● **Direction**
Only lines holding the string "seaborn" are wanted; copy each one from the material.

========

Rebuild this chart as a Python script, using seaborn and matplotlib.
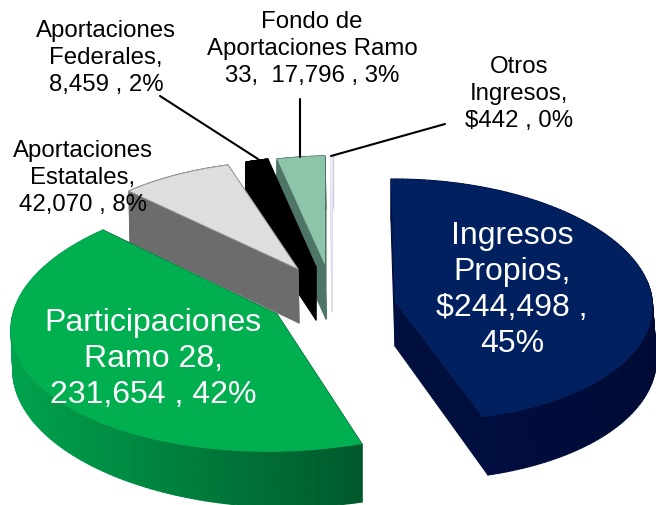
import numpy as np
import matplotlib
matplotlib.use("Agg")
import matplotlib.pyplot as plt
from matplotlib.collections import PolyCollection
from matplotlib.colors import to_rgb
from matplotlib.transforms import Transform
import seaborn as sns

# ---- data ----
categories = ["Ingresos Propios", "Participaciones Ramo 28", "Aportaciones Estatales",
              "Aportaciones Federales", "Fondo de Aportaciones Ramo 33", "Otros Ingresos"]
values = [244498, 231654, 42070, 8459, 17796, 442]
top_colors = ["#002060", "#00B050", "#DEDEDE", "#000000", "#8CC5A9", "#F2F2F8"]

# ---- style: wall colours (left end, right end, cut face) ----
wall_colors = [("#000F45", "#000B35", "#000F3E"),
               ("#00A34D", "#00592C", "#00592C"),
               ("#707070", "#686868", "#6C6C6C"),
               ("#000000", "#000000", "#000000"),
               ("#4F7566", "#4F7566", "#4F7566"),
               ("#C8C8E0", "#C8C8E0", "#DCDCEC")]
# ---- layout: perspective placement of each sector (pixels):
#      apex, start, end, arc middle, projective centre ----
place_top = [((395, 303), (391, 180), (483, 418), (646, 279.8), (396, 295.8)),
             ((277, 315), (362, 445), (103, 231), (35.8, 383.5), (274.5, 311)),
             ((298, 270), (129, 192), (228, 166), None, None),
             ((316, 268), (246, 163), (268, 160), None, None),
             ((325, 266), (277, 160), (325, 157), None, None),
             ((332, 262), (330.5, 157), (332.5, 157), None, None)]
place_bot = [((395, 347), (391, 222), (488, 476), (648, 326), (396, 342)),
             ((278, 368), (362, 503), (105, 272), (38, 428), (275.5, 362)),
             ((299, 324), (130, 243), (229, 218), None, None),
             ((316, 321), (246, 215), (268, 212), None, None),
             ((326, 320), (277, 212), (326, 210), None, None),
             ((332, 313), (330.5, 209), (332.5, 209), None, None)]
z_order = [5, 5, 4, 3, 2, 1]

labels = [("Ingresos\nPropios,\n$244,498 ,\n45%", 512, 290, 23, "white", 1.27),
          ("Participaciones\nRamo 28,\n231,654 , 42%", 153, 359, 23, "white", 1.27),
          ("Aportaciones\nEstatales,\n42,070 , 8%", 83, 178, 17.3, "black", 1.31),
          ("Aportaciones\nFederales,\n8,459 , 2%", 106, 58, 17.3, "black", 1.31),
          ("Fondo de\nAportaciones Ramo\n33,  17,796 , 3%", 312, 49, 17.3, "black", 1.31),
          ("Otros\nIngresos,\n$442 , 0%", 519, 94, 17.3, "black", 1.31)]
leaders = [((160, 97), (258, 160)), ((300, 100), (300, 158)), ((445, 125), (331, 157))]


class Homography(Transform):
    input_dims = output_dims = 2
    is_separable = False
    has_inverse = False

    def __init__(self, matrix, apex):
        super().__init__()
        self.matrix = matrix
        self.apex = np.asarray(apex, float)

    def transform_non_affine(self, values):
        v = np.asarray(values, float)
        p = np.c_[v, np.ones(len(v))] @ self.matrix.T
        out = p[:, :2] / p[:, 2:3]
        out[np.hypot(v[:, 0], v[:, 1]) < 1e-9] = self.apex
        return out


def unit(deg):
    return np.array([np.cos(np.radians(deg)), np.sin(np.radians(deg))])


def fit(t1, t2, spec):
    apex, start, end, mid, centre = spec
    if mid is None:
        src = np.array([unit(t2), unit(t1)])
        lin = np.linalg.solve(src, np.array([start, end], float) - np.array(apex, float)).T
        return np.array([[lin[0, 0], lin[0, 1], apex[0]],
                         [lin[1, 0], lin[1, 1], apex[1]],
                         [0, 0, 1.0]])
    src = [np.zeros(2), unit(t2), unit(t1), unit((t1 + t2) / 2)]
    dst = [centre, start, end, mid]
    A, b = [], []
    for (x, y), (u, v) in zip(src, dst):
        A.append([x, y, 1, 0, 0, 0, -u * x, -u * y]); b.append(u)
        A.append([0, 0, 0, x, y, 1, -v * x, -v * y]); b.append(v)
    h = np.linalg.solve(np.array(A), np.array(b))
    return np.append(h, 1.0).reshape(3, 3)


sns.set_theme(style="white")
plt.rcParams["font.family"] = ["Liberation Sans", "DejaVu Sans"]

fig = plt.figure(figsize=(6.56, 5.06), dpi=100)
ax = fig.add_axes([0, 0, 1, 1])
wedges, _ = ax.pie(values, colors=top_colors, startangle=90, counterclock=False,
                   wedgeprops={"linewidth": 0})
ax.set_aspect("auto")
ax.set_xlim(0, 656)
ax.set_ylim(506, 0)

for i, w in enumerate(wedges):
    H_top = Homography(fit(w.theta1, w.theta2, place_top[i]), place_top[i][0])
    H_bot = Homography(fit(w.theta1, w.theta2, place_bot[i]), place_bot[i][0])
    w.set_transform(H_top + ax.transData)
    w.set_zorder(z_order[i] + 0.5)

    angles = np.linspace(w.theta2, w.theta1, 120)
    ring = np.array([unit(a) for a in angles])
    outline = np.vstack([[0, 0], ring, [0, 0]])
    top = H_top.transform_non_affine(outline)
    bot = H_bot.transform_non_affine(outline)
    left, right, cut = (np.array(to_rgb(c)) for c in wall_colors[i])
    xmin, xmax = top[:, 0].min(), top[:, 0].max()
    quads, cols, depth = [], [], []
    # only the walls facing the viewer are drawn: their lower edge lies below the top face
    for k in range(len(outline) - 1):
        quads.append([top[k], top[k + 1], bot[k + 1], bot[k]])
        if k == 0 or k == len(outline) - 2:
            col = cut
        else:
            f = (top[k, 0] - xmin) / max(xmax - xmin, 1e-6)
            col = left + (right - left) * f
        cols.append(col)
        depth.append(np.mean(np.array(quads[-1])[:, 1]))
    order = np.argsort(depth)
    ax.add_collection(PolyCollection([quads[k] for k in order],
                                     facecolors=[cols[k] for k in order],
                                     edgecolors=[cols[k] for k in order],
                                     linewidths=0.8, zorder=z_order[i]))

wedges[2].set_edgecolor("#A0A0A0")
wedges[2].set_linewidth(0.6)

for text, x, y, size, color, spacing in labels:
    ax.text(x, y, text, ha="center", va="center", fontsize=size, color=color,
            linespacing=spacing, zorder=10)

for start, end in leaders:
    ax.annotate("", xy=end, xytext=start,
                arrowprops=dict(arrowstyle="-", color="black", lw=1.5,
                                shrinkA=0, shrinkB=0), zorder=9)

fig.savefig("out.png", dpi=100)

========

● **Answer to this task**
Rebuild this chart as a Python script, using seaborn and matplotlib.
import seaborn as sns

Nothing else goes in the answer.